Finding new ways to look at the same problems is what often sets great entrepreneurs apart; Tim Ferriss is a perfect example. But how do you develop the ability to see--and act on--what other people don't?
Ferriss was just appointed to the Scribd Author Advisory Council and put together a reading list designed to help inspire entrepreneurs to build their brands from the ground up. (By the way: New users get a free 30-day trial when they join Scribd.)
Here are Tim's five choices for books every entrepreneur should read:
Anything You Want by Derek Sivers
Short, hilarious, and profoundly practical. I've reread these 40 lessons dozens of times. Derek is a philosopher-king among startup contrarians, and he knows how to get what he wants, however odd. I love this guy.
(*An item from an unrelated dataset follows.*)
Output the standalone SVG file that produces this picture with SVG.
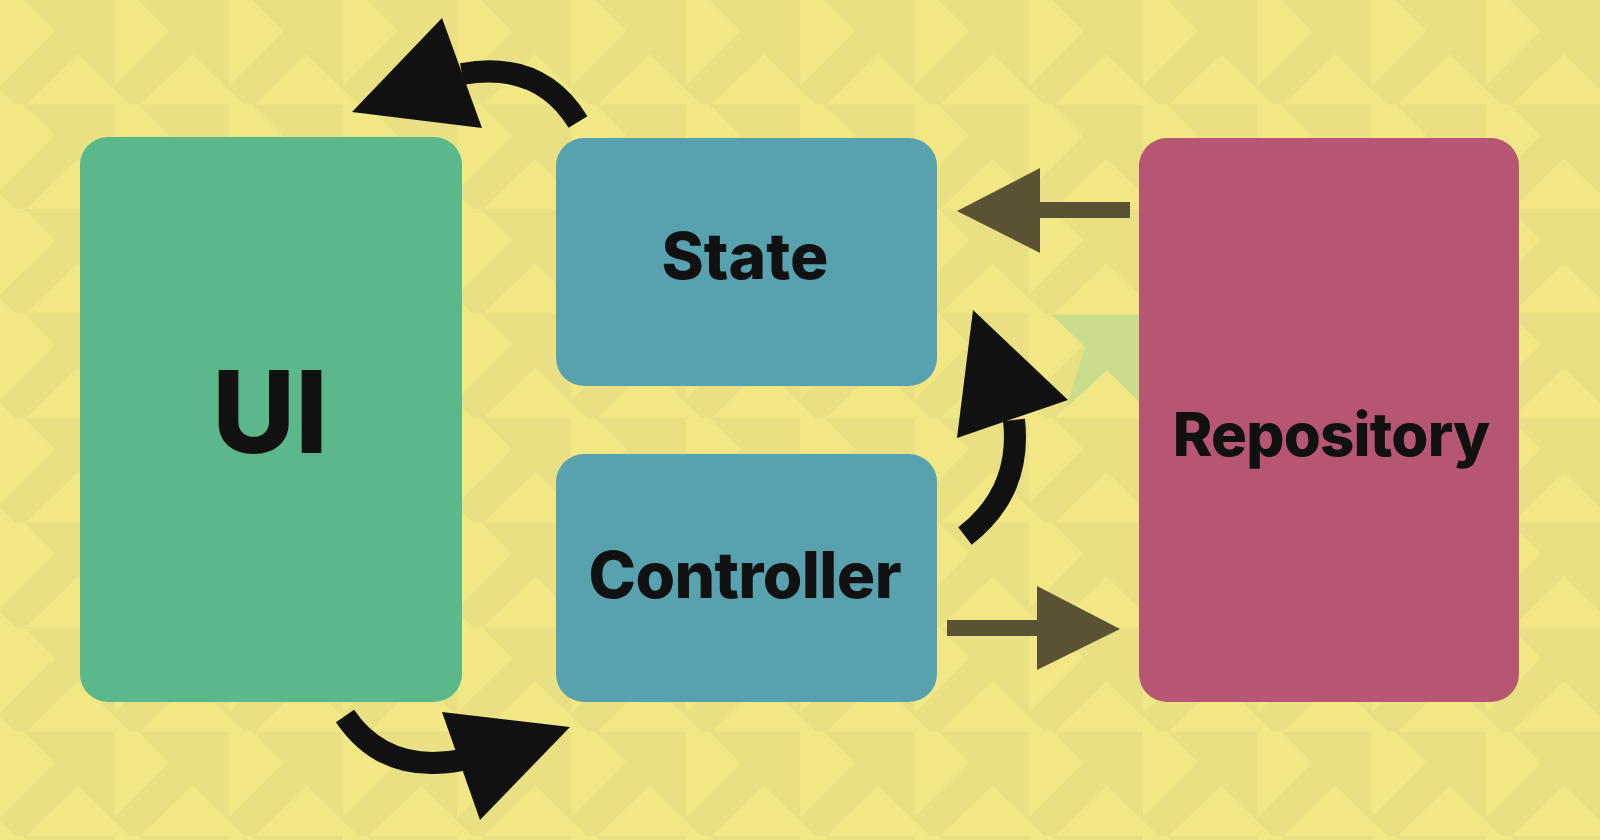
<svg xmlns="http://www.w3.org/2000/svg" width="1600" height="840" viewBox="0 0 1600 840">
  <style>
    .lbl { font-family: Inter, "Open Sans", "Liberation Sans", sans-serif; font-weight: 800; fill: #111111; text-anchor: middle; }
    .shaft { fill: none; stroke: #111111; stroke-width: 22; stroke-linecap: butt; }
    .head { fill: #111111; }
    .oshaft { fill: none; stroke: #5b5233; stroke-width: 16; }
    .ohead { fill: #5b5233; }
  </style>
  <defs>
    <pattern id="bgpat" x="0" y="0" width="114.3" height="104.5" patternUnits="userSpaceOnUse">
      <rect width="114.3" height="104.5" fill="#e8e082"/>
      <polygon points="0,0 24,0 55,31 0,86" fill="#f1e785"/>
      <polygon points="26,104.5 78,54 130,104.5" fill="#f1e785"/>
      <polygon points="-88.3,104.5 -36.3,54 15.7,104.5" fill="#f1e785"/>
    </pattern>
  </defs>
  <rect width="1600" height="840" fill="url(#bgpat)"/>
  <polygon points="1052,315 1139,315 1139,402 1107,370 1066,408 1085,347" fill="#cadd8c"/>

  <g id="ui">
    <rect x="80" y="137" width="382" height="565" rx="28" fill="#5ab88b"/>
    <text class="lbl" x="270" y="453" font-size="114">UI</text>
  </g>
  <g id="state">
    <rect x="556" y="138" width="381" height="248" rx="28" fill="#58a2b0"/>
    <text class="lbl" x="745" y="279" font-size="64">State</text>
  </g>
  <g id="controller">
    <rect x="556" y="454" width="381" height="248" rx="28" fill="#58a2b0"/>
    <text class="lbl" x="745" y="598" font-size="64" textLength="313" lengthAdjust="spacing">Controller</text>
  </g>
  <g id="repository">
    <rect x="1139" y="138" width="380" height="564" rx="28" fill="#b65672"/>
    <text class="lbl" x="1331" y="456" font-size="60" letter-spacing="-0.8">Repository</text>
  </g>

  <g id="connectors">
    <path class="shaft" d="M578,122 Q540,60 462,74"/>
    <polygon class="head" points="352,112 442,18 482,128"/>
    <path class="shaft" d="M345,716 Q385,775 462,760"/>
    <polygon class="head" points="442,712 570,727 480,820"/>
    <path class="shaft" d="M965,536 Q1022,492 1014,420"/>
    <polygon class="head" points="973,310 1068,400 957,438"/>
    <path class="oshaft" d="M1130,210 L1038,210"/>
    <polygon class="ohead" points="957,211 1040,168 1040,253"/>
    <path class="oshaft" d="M947,628 L1040,628"/>
    <polygon class="ohead" points="1037,586 1120,629 1037,670"/>
  </g>
</svg>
Radical Acceptance by Tara Brach
This book was recommended to me by a PhD neuroscientist and is what finally helped me tame anger, one of my most destructive (and persistent) emotions. It's easy to aim for "successful" and be miserable. This book is the antidote.
How to Fail at Almost Everything and Still Win Big by Scott Adams
Scott, the creator of Dilbert, has an incredible approach to "career planning" that's as effective as it is unusual. He's beaten all the odds and can help you do the same.
The Art of Asking by Amanda Palmer
I tend to isolate myself, often at the worst times possible. Amanda helped me to learn to ask friends and family for help. It was a game changer.
Creativity, Inc. by Ed Catmull and Amy Wallace
No matter your circumstances, storytelling and creativity are two "meta-skills" that can take your business and life to the next level. Ed is a master.